On 4 February Pfleiderer placed a total of 5,332,600 new shares from its capital increase by €13,651,456.00 to €150,166,272.00 at a price of €6.50 per share, in an accelerated book-building procedure. Gross proceeds from the issue were €34.7 million. The economically struggling wood-products firm hopes to improve its financial position by this small capital increase. The issue was ex rights. Placement was only with qualified institutional investors at home and abroad. Major shareholder One Equity Partners did not, however, join in, and at 23.3% no longer has a blocking minority. The Pfleiderer family’s share has fallen to 10%. Media manager Hubertus Hoffmann now also holds less than 3%.
Roth & Rau is taking over the solar subsidiary of the Dutch OTB group. The solar plant maker further stated the purchase price was €35.5 million plus the taking on of €25 million in financial commitments, €30 million covered by the issue of 1,379,999 new Roth & Rau shares as a capital increase against cash contributions. A little earlier, the Saxon firm had explicitly stated the purchase price was to be understood as including the financial commitments.
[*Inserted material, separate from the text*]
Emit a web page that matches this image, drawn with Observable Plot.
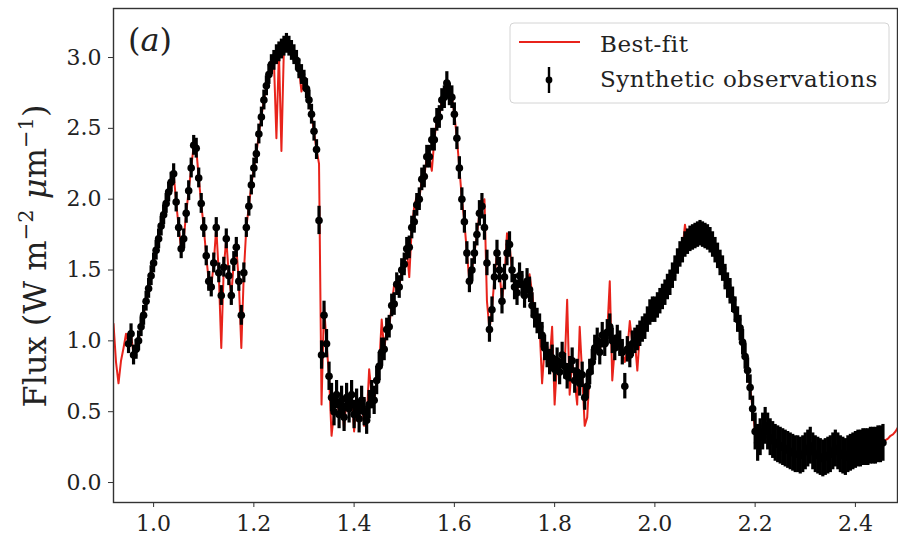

OTB will in future hold a bare 10% in the company from Hohenstein-Ernstthal near Chemnitz. The remaining €5.5 million were paid in cash.
SAP announced in early February that in connection with the software group’s share option plan, participants exercising rights had on 1 February taken a total of up to 6.6 million shares in the Walldorf DAX company, which should be sold directly on the market as long as the SAP share price was at or above the option price of €33.66. SAP will in the main service its employees’ option rights out of its own shares. A share buyback would fill up its own shareholding to 38.5 million units again.